# WHAT IS NEEDED:
Quote exactly the lines spanning from the top of the data below to the line that contains "(0,0) rectangle (1098,677);", including both.

# DATA EXTRACT:
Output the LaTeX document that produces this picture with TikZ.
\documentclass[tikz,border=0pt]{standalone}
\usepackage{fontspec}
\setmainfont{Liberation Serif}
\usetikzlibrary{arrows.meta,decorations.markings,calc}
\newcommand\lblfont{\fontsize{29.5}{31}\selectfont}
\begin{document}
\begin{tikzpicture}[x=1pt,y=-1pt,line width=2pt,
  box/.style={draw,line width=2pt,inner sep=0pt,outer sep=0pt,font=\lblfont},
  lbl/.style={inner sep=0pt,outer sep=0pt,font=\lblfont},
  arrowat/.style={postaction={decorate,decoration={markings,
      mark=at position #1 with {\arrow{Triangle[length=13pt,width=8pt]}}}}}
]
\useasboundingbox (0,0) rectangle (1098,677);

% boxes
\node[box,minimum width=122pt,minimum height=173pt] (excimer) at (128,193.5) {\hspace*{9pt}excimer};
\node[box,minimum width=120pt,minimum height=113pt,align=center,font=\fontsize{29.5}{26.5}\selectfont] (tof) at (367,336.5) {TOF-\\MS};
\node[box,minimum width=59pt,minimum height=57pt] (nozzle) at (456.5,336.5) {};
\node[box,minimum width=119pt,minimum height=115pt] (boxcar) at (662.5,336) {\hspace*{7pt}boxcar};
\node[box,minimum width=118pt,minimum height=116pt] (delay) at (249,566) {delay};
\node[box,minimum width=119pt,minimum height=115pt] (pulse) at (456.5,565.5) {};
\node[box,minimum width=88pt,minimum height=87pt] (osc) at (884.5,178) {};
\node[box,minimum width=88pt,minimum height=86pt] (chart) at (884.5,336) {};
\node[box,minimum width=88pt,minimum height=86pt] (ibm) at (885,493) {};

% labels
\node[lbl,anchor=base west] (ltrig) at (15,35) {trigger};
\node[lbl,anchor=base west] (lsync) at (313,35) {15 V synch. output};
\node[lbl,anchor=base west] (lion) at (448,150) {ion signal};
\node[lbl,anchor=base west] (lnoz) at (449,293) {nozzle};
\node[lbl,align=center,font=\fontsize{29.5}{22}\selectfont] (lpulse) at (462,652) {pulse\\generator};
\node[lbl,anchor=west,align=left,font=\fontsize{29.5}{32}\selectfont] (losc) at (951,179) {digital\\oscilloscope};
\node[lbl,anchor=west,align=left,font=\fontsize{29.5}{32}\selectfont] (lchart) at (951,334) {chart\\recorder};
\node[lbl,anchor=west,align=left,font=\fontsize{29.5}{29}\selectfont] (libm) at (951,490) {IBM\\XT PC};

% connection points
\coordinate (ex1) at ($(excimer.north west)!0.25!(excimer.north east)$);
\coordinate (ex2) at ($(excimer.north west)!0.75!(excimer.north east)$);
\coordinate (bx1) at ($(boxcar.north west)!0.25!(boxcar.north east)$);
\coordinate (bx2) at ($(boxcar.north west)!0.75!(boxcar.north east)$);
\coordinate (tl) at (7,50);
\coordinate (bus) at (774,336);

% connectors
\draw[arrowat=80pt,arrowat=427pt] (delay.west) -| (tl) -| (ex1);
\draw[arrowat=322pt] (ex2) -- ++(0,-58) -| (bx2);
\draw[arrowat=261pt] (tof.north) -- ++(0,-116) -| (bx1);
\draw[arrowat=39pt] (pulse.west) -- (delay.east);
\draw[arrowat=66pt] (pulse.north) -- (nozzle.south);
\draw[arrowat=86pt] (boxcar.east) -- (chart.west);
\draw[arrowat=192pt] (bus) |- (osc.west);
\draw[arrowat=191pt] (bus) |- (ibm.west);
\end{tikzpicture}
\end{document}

# RESULT OF THIS TASK:
Output the LaTeX document that produces this picture with TikZ.
\documentclass[tikz,border=0pt]{standalone}
\usepackage{fontspec}
\setmainfont{Liberation Serif}
\usetikzlibrary{arrows.meta,decorations.markings,calc}
\newcommand\lblfont{\fontsize{29.5}{31}\selectfont}
\begin{document}
\begin{tikzpicture}[x=1pt,y=-1pt,line width=2pt,
  box/.style={draw,line width=2pt,inner sep=0pt,outer sep=0pt,font=\lblfont},
  lbl/.style={inner sep=0pt,outer sep=0pt,font=\lblfont},
  arrowat/.style={postaction={decorate,decoration={markings,
      mark=at position #1 with {\arrow{Triangle[length=13pt,width=8pt]}}}}}
]
\useasboundingbox (0,0) rectangle (1098,677);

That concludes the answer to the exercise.